### DATA SUPPLIED ###

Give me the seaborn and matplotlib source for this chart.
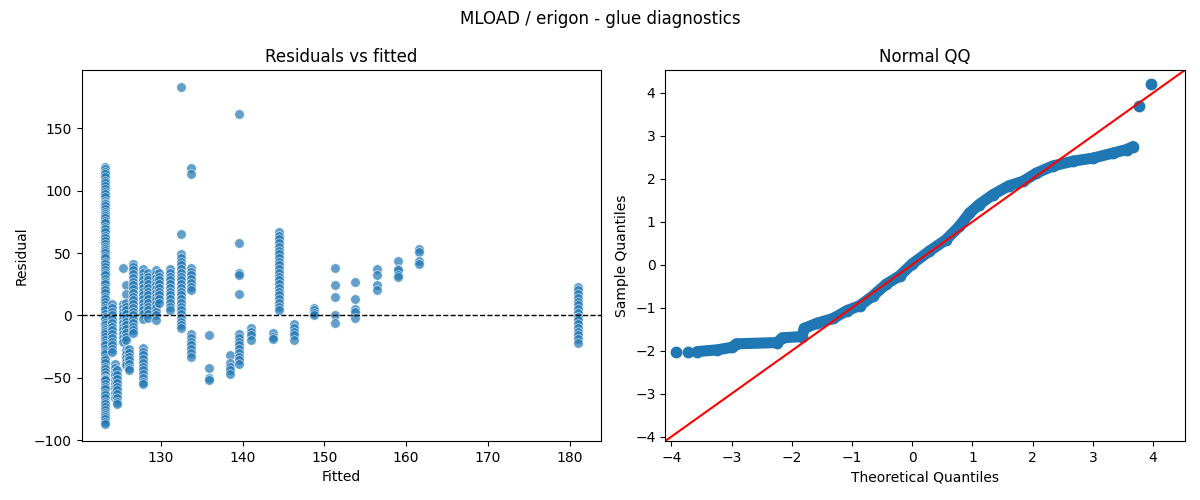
import numpy as np
import pandas as pd
import matplotlib
matplotlib.use("Agg")
import matplotlib.pyplot as plt
import seaborn as sns

# ---- Residuals vs fitted: one list of residuals per fitted level ----
fit_123_2 = [119, 117, 115, 113, 111, 108, 106, 104, 101, 99, 97, 95, 92, 90, 89, 88, 85, 83, 81, 80,
             78, 76, 74, 71, 69, 67, 64, 62, 60, 57, 55, 53, 52, 50, 48, 46, 43, 41, 39, 36, 34, 32,
             29, 27, 25, 22, 20, 18, 15, 13, 11, 8, 6, 4, 1, -1, -3, -6, -8, -10, -12, -13, -15, -17,
             -20, -22, -24, -27, -29, -31, -34, -36, -38, -41, -43, -45, -48, -50, -51, -52, -55, -57,
             -59, -62, -64, -66, -69, -71, -73, -76, -78, -80, -81, -83, -85, -87]
fit_124_0 = [9, 6, 3, 0, -3, -6, -9, -12, -15, -18, -21, -24, -27, -29]
fit_124_35 = [-39, -42, -45, -48, -52, -55, -58, -62, -66]
fit_124_6 = [-44, -48, -51, -54, -57, -60, -63, -66, -69, -71]
fit_125_4 = [38, 9, 6, 3, 0, -3, -6, -9, -12, -15, -18, -21]
fit_125_8 = [24, 17, 10, 7, 4, 1, -2, -5, -8, -11, -14, -17, -20, -28, -31, -34, -37, -40]
fit_126_1 = [-27, -30, -33, -36, -39, -42, -44]
fit_126_6 = [41, 39, 36, 33, 30, 27, 24, 21, 18, 15, 12, 9, 6, 3, 0, -3, -6, -9, -12, -14]
fit_127_8 = [37, 34, 31, 28, 25, 22, 19, 16, 13, 10, 7, 4, 1, -3,
             -26, -29, -32, -35, -38, -41, -44, -47, -50, -53, -55]
fit_128_4 = [34, 31, 28, 25, 22, 19, 16, 13, 10, 7, 4, 1, -2]
fit_129_4 = [36, 33, 30, 27, 24, 21, 18, 15, 12, 9, 6, 3, 0, -4]
fit_129_8 = [34, 31, 28, 25, 22, 19, 16, 13, 10]
fit_131_1 = [37, 34, 31, 28, 25, 22, 19, 16, 13, 10, 7, 4]
fit_132_5 = [183, 65, 49, 46, 43, 40, 37, 34, 31, 28, 25, 22, 19, 16, 13, 10, 7, 4, 1, -2, -5, -8, -10]
fit_133_7 = [118, 113, 38, 35, 32, 29, 26, 23, 20, -15, -18, -21, -24, -27, -30, -33]
fit_135_9 = [-16, -42, -50, -52]
fit_138_5 = [-32, -38, -41, -44, -47]
fit_139_6 = [161, 58, 34, 32, 17, -15, -18, -21, -24, -27, -30, -33, -36, -39]
fit_141_0 = [-10, -13, -16, -20]
fit_143_7 = [-14, -17, -19]
fit_144_4 = [67, 64, 61, 58, 55, 52, 49, 46, 43, 40, 37, 34, 31, 28, 25, 22, 19, 16, 13, 10, 7, 4]
fit_146_3 = [-7, -10, -13, -16, -20]
fit_148_7 = [6, 4, 2, 0]
fit_151_3 = [38, 24, 15, 0.5, -6]
fit_153_8 = [27, 13.5, 5, 2.4, -1.7]
fit_156_4 = [37, 32, 24, 20]
fit_159_0 = [43.5, 37, 36, 32, 31]
fit_161_6 = [53, 51, 43.5, 41]
fit_181_0 = [23, 20, 17, 14, 11, 8, 5, 2, -1, -4, -7, -10, -13, -16, -19, -22]

fitted_levels = [123.2, 124.0, 124.35, 124.6, 125.4, 125.8, 126.1, 126.6, 127.8, 128.4,
                 129.4, 129.8, 131.1, 132.5, 133.7, 135.9, 138.5, 139.6, 141.0, 143.7,
                 144.4, 146.3, 148.7, 151.3, 153.8, 156.4, 159.0, 161.6, 181.0]
residual_groups = [fit_123_2, fit_124_0, fit_124_35, fit_124_6, fit_125_4, fit_125_8, fit_126_1,
                   fit_126_6, fit_127_8, fit_128_4, fit_129_4, fit_129_8, fit_131_1, fit_132_5,
                   fit_133_7, fit_135_9, fit_138_5, fit_139_6, fit_141_0, fit_143_7, fit_144_4,
                   fit_146_3, fit_148_7, fit_151_3, fit_153_8, fit_156_4, fit_159_0, fit_161_6,
                   fit_181_0]

# ---- Normal QQ: points ----
qq_theoretical = [-3.57, -3.24, -2.99, -2.92, -2.24, -2.16, -1.83, -1.79, -1.58, -1.31, -1.09,
                  -0.87, -0.65, -0.43, -0.21, 0.00, 0.28, 0.56, 0.78, 0.95, 1.11, 1.34, 1.61,
                  1.84, 2.06, 2.34, 2.67, 3.00, 3.34, 3.56, 3.67]
qq_sample = [-2.02, -1.98, -1.92, -1.84, -1.81, -1.70, -1.67, -1.48, -1.36, -1.25, -1.07,
             -0.95, -0.72, -0.45, -0.26, 0.02, 0.31, 0.58, 0.89, 1.20, 1.40, 1.63, 1.84,
             1.94, 2.13, 2.30, 2.41, 2.48, 2.60, 2.68, 2.75]
qq_extreme_theoretical = [-3.92, -3.72, 3.77, 3.96]
qq_extreme_sample = [-2.02, -2.02, 3.70, 4.21]

rows = []
for f, grp in zip(fitted_levels, residual_groups):
    for r in grp:
        rows.append((f, r))
df = pd.DataFrame(rows, columns=["Fitted", "Residual"])

plt.rcParams['font.family'] = ['DejaVu Sans']

fig, (ax1, ax2) = plt.subplots(1, 2, figsize=(12, 5), dpi=100)
fig.subplots_adjust(left=0.068, right=0.9875, top=0.86, bottom=0.118, wspace=0.123)

blue = "#1f77b4"
sns.scatterplot(data=df, x="Fitted", y="Residual", ax=ax1, alpha=0.7, s=48, color=blue)
ax1.axhline(0, color="black", linestyle="--", linewidth=1)
ax1.set_title("Residuals vs fitted")

ax2.plot(qq_theoretical, qq_sample, color=blue, linewidth=8, solid_capstyle="round",
         solid_joinstyle="round", marker="o", markersize=7.5)
ax2.plot(qq_extreme_theoretical, qq_extreme_sample, linestyle="none", marker="o",
         markersize=7.5, color=blue)
lims = (-4.1, 4.53)
ax2.plot(lims, lims, color="red", linewidth=1.5)
ax2.set_xlim(lims)
ax2.set_ylim(lims)
ax2.set_xlabel("Theoretical Quantiles")
ax2.set_ylabel("Sample Quantiles")
ax2.set_title("Normal QQ")

fig.suptitle("MLOAD / erigon - glue diagnostics", fontsize=12)
fig.savefig("out.png", dpi=100)
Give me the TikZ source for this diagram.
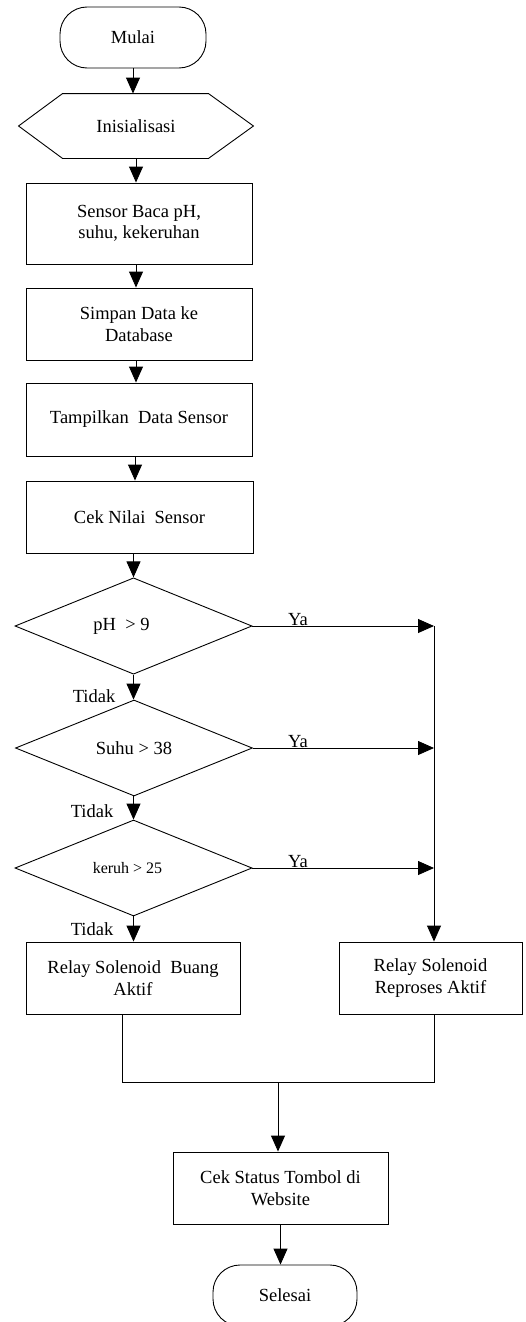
\documentclass[tikz,border=0pt]{standalone}
\usepackage{fontspec}
\setmainfont{Liberation Serif}
\usetikzlibrary{arrows.meta,shapes.geometric,calc}
\begin{document}
\begin{tikzpicture}[x=1pt,y=-1pt,
  font=\fontsize{18.5}{21.5}\selectfont,
  line width=0.9pt,
  >={Triangle[length=16pt,width=14pt]},
  term/.style={draw, rectangle, rounded corners=27pt, minimum width=146pt, minimum height=61pt, inner sep=0pt},
  box/.style={draw, rectangle, align=center, inner sep=0pt},
  dec/.style={draw, diamond, minimum width=237pt, minimum height=96pt, inner sep=0pt},
  lbl/.style={anchor=base, inner sep=0pt}]
\useasboundingbox (0,0) rectangle (526,1322);
\begin{scope}
\clip (0,0) rectangle (526,1322);
% nodes
\node[term] (mulai) at (133,37.5) {Mulai};
\node[minimum width=234pt, minimum height=64pt, inner sep=0pt] (ini) at (136,126) {Inisialisasi};
\draw (ini.west) -- ([xshift=44pt]ini.north west) -- ([xshift=-45pt]ini.north east) -- (ini.east)
      -- ([xshift=-45pt]ini.south east) -- ([xshift=44pt]ini.south west) -- cycle;
\node[box, minimum width=226pt, minimum height=81pt] (b1) at (139,223.5) {Sensor Baca pH,\\suhu, kekeruhan};
\node[box, minimum width=226pt, minimum height=72pt] (b2) at (139,324) {Simpan Data ke\\Database};
\node[box, minimum width=226pt, minimum height=73pt] (b3) at (139,419.5) {Tampilkan\ \ Data Sensor};
\node[box, minimum width=227pt, minimum height=72pt] (b4) at (139.5,517) {Cek Nilai\ \ Sensor};
\node[dec] (d1) at (133.5,626) {pH\ \ > 9\hspace*{24pt}};
\node[dec] (d2) at (134,748) {Suhu > 38};
\node[dec, font=\fontsize{16}{19}\selectfont] (d3) at (133.5,868) {keruh > 25\hspace*{12pt}};
\node[box, minimum width=214pt, minimum height=72pt] (buang) at (133,978) {Relay Solenoid\ \ Buang\\Aktif};
\node[box, minimum width=183pt, minimum height=72pt] (rep) at (430.5,978) {Relay Solenoid\\Reproses Aktif};
\node[box, minimum width=215pt, minimum height=72pt] (cek) at (280.5,1188) {Cek Status Tombol\ di\\Website};
\node[term, minimum width=144pt] (selesai) at (285,1295.5) {Selesai};
% labels
\node[lbl] (ya1) at (298,625) {Ya};
\node[lbl] (ya2) at (298,747) {Ya};
\node[lbl] (ya3) at (298,867) {Ya};
\node[lbl] (t1) at (94,702) {Tidak};
\node[lbl] (t2) at (92,817) {Tidak};
\node[lbl] (t3) at (92,935) {Tidak};
% coordinates
\coordinate (rtop) at (434,626);
\coordinate (bl) at (122,1082);
\coordinate (br) at (434,1082);
\coordinate (m) at (278,1082);
% connectors
\draw[->] (mulai.south) -- (mulai.south |- ini.north);
\draw[->] (ini.south) -- (ini.south |- b1.north);
\draw[->] (b1.south -| ini.south) -- (ini.south |- b2.north);
\draw[->] (b2.south -| 136,0) -- (136,0 |- b3.north);
\draw[->] (b3.south -| 135,0) -- (135,0 |- b4.north);
\draw[->] (d1.north |- b4.south) -- (d1.north);
\draw[->] (d1.south) -- (d2.north -| d1.south);
\draw[->] (d2.south -| d1.south) -- (d3.north);
\draw[->] (d3.south) -- (d3.south |- buang.north);
\draw[->] (d1.east) -- (rtop);
\draw[->] (d2.east) -- (d2.east -| rtop);
\draw[->] (d3.east) -- (d3.east -| rtop);
\draw[->] (rtop) -- (rtop |- rep.north);
\draw (buang.south -| bl) -- (bl) -- (br) -- (rep.south -| br);
\draw[->] (m) -- (m |- cek.north);
\draw[->] (cek.south) -- (cek.south |- selesai.north);
\end{scope}
\end{tikzpicture}
\end{document}
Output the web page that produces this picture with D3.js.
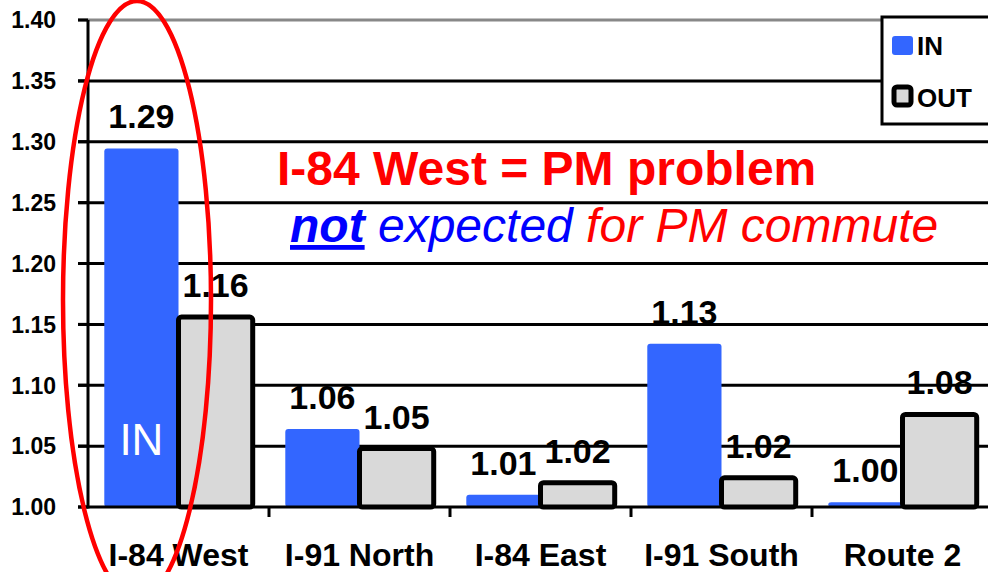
<!DOCTYPE html>
<meta charset="utf-8">
<style>
body { margin: 0; background: #fff; }
text { font-family: "Liberation Sans", Arial, sans-serif; }
.grid line { stroke: #000; stroke-width: 3px; }
.tick-label { font-size: 23px; font-weight: bold; }
.cat-label { font-size: 32px; font-weight: bold; }
.value { font-size: 34px; font-weight: bold; }
</style>
<svg width="988" height="572"></svg>
<script src="https://d3js.org/d3.v7.min.js"></script>
<script>
var categories = ["I-84 West", "I-91 North", "I-84 East", "I-91 South", "Route 2"],
    series = ["IN", "OUT"],
    inValues = [1.2945, 1.064, 1.010, 1.134, 1.004],
    outValues = [1.156, 1.048, 1.020, 1.024, 1.076],
    yTicks = [1.00, 1.05, 1.10, 1.15, 1.20, 1.25, 1.30, 1.35, 1.40];

var colors = {IN: "#3366ff", OUT: "#d9d9d9"};

var svg = d3.select("svg"),
    plotLeft = 88, plotRight = 993, plotTop = 20, plotBottom = 507;

var y = d3.scaleLinear().domain([1.0, 1.4]).range([plotBottom, plotTop]);
var x0 = d3.scaleBand().domain(categories).range([plotLeft, plotRight])
    .paddingInner(0.18).paddingOuter(0.09);
var x1 = d3.scaleBand().domain(series).range([0, x0.bandwidth()]);

var data = categories.map(function(c, i) {
  return {cat: c, values: [{s: "IN", v: inValues[i]}, {s: "OUT", v: outValues[i]}]};
});

// gridlines
svg.append("g").attr("class", "grid")
  .selectAll("line")
  .data(yTicks.slice(1))
  .enter().append("line")
    .attr("x1", plotLeft - 10)
    .attr("x2", 988)
    .attr("y1", function(d) { return y(d); })
    .attr("y2", function(d) { return y(d); })
    .style("stroke", function(d) { return d === 1.40 ? "#888" : "#000"; });

// y tick marks
svg.append("g").selectAll("line")
  .data(yTicks)
  .enter().append("line")
    .attr("x1", plotLeft - 10).attr("x2", plotLeft)
    .attr("y1", function(d) { return y(d); })
    .attr("y2", function(d) { return y(d); })
    .attr("stroke", "#000").attr("stroke-width", 3);

svg.append("g").selectAll("text")
  .data(yTicks)
  .enter().append("text")
    .attr("class", "tick-label")
    .attr("x", 56)
    .attr("y", function(d) { return y(d); })
    .attr("dy", "0.36em")
    .attr("text-anchor", "end")
    .text(d3.format(".2f"));

// bars
var groups = svg.append("g").selectAll("g")
  .data(data)
  .enter().append("g")
    .attr("transform", function(d) { return "translate(" + x0(d.cat) + ",0)"; });

groups.selectAll("rect")
  .data(function(d) { return d.values; })
  .enter().append("rect")
    .attr("x", function(d) { return x1(d.s); })
    .attr("y", function(d) { return y(d.v); })
    .attr("width", x1.bandwidth())
    .attr("height", function(d) { return plotBottom - y(d.v); })
    .attr("rx", 3)
    .attr("fill", function(d) { return colors[d.s]; })
    .attr("stroke", function(d) { return d.s === "OUT" ? "#000" : "none"; })
    .attr("stroke-width", 5);

groups.selectAll("text")
  .data(function(d) { return d.values; })
  .enter().append("text")
    .attr("class", "value")
    .attr("x", function(d) { return x1(d.s) + x1.bandwidth() / 2; })
    .attr("y", function(d) { return y(d.v) - 20; })
    .attr("text-anchor", "middle")
    .text(function(d) { return d3.format(".2f")(d.v); });

// axis lines
svg.append("line")
    .attr("x1", plotLeft).attr("x2", plotLeft).attr("y1", plotTop).attr("y2", plotBottom + 1.5)
    .attr("stroke", "#000").attr("stroke-width", 3);
svg.append("line")
    .attr("x1", plotLeft - 10).attr("x2", 988).attr("y1", plotBottom).attr("y2", plotBottom)
    .attr("stroke", "#000").attr("stroke-width", 3);

// category ticks between groups
svg.append("g").selectAll("line")
  .data(categories.slice(1))
  .enter().append("line")
    .attr("x1", function(d) { return x0(d) - x0.step() * 0.09; })
    .attr("x2", function(d) { return x0(d) - x0.step() * 0.09; })
    .attr("y1", plotBottom).attr("y2", plotBottom + 10)
    .attr("stroke", "#000").attr("stroke-width", 3);

svg.append("g").selectAll("text")
  .data(categories)
  .enter().append("text")
    .attr("class", "cat-label")
    .attr("x", function(d) { return x0(d) + x0.bandwidth() / 2; })
    .attr("y", 566)
    .attr("text-anchor", "middle")
    .text(function(d) { return d; });

// "IN" inside first bar
svg.append("text")
    .attr("x", x0(categories[0]) + x1("IN") + x1.bandwidth() / 2)
    .attr("y", 455)
    .attr("text-anchor", "middle")
    .attr("fill", "#fff")
    .style("font-size", "44px")
    .text("IN");

// annotation
svg.append("text")
    .attr("x", 277).attr("y", 185)
    .attr("fill", "#ff0000")
    .style("font-size", "48px").style("font-weight", "bold")
    .text("I-84 West = PM problem");

var note = svg.append("text")
    .attr("x", 290).attr("y", 242)
    .style("font-size", "48px").style("font-style", "italic");
note.append("tspan").attr("fill", "#0000ff").style("font-weight", "bold")
    .style("text-decoration", "underline").text("not");
note.append("tspan").attr("fill", "#0000ff").text(" expected");
note.append("tspan").attr("fill", "#ff0000").text(" for PM commute");

// legend
var legend = svg.append("g");
legend.append("rect")
    .attr("x", 882).attr("y", 17).attr("width", 130).attr("height", 107)
    .attr("fill", "#fff").attr("stroke", "#000").attr("stroke-width", 3);
legend.selectAll("rect.key")
  .data(series)
  .enter().append("rect")
    .attr("class", "key")
    .attr("x", function(d) { return d === "OUT" ? 894 : 892; })
    .attr("y", function(d, i) { return i ? 87 : 36; })
    .attr("width", function(d) { return d === "OUT" ? 17 : 21; })
    .attr("height", function(d) { return d === "OUT" ? 18 : 19; })
    .attr("rx", 3)
    .attr("fill", function(d) { return colors[d]; })
    .attr("stroke", function(d) { return d === "OUT" ? "#000" : "none"; })
    .attr("stroke-width", 5);
legend.selectAll("text")
  .data(series)
  .enter().append("text")
    .attr("x", 917)
    .attr("y", function(d, i) { return 55 + i * 52; })
    .style("font-size", "26px").style("font-weight", "bold")
    .text(function(d) { return d; });

// red ellipse highlighting I-84 West
svg.append("ellipse")
    .attr("cx", 137)
    .attr("cy", 300).attr("rx", 74).attr("ry", 299)
    .attr("fill", "none").attr("stroke", "#ff0000").attr("stroke-width", 4.5);
</script>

###

• _WHAT IS BEING ASKED_: Reproduce exactly the run of lines that opens the listing and closes with the line holding "import seaborn as sns". Pictures are excluded.

• _REPLY_:
Give me the seaborn and matplotlib source for this chart.
import numpy as np
import pandas as pd
import matplotlib
matplotlib.use("Agg")
import matplotlib.pyplot as plt
import seaborn as sns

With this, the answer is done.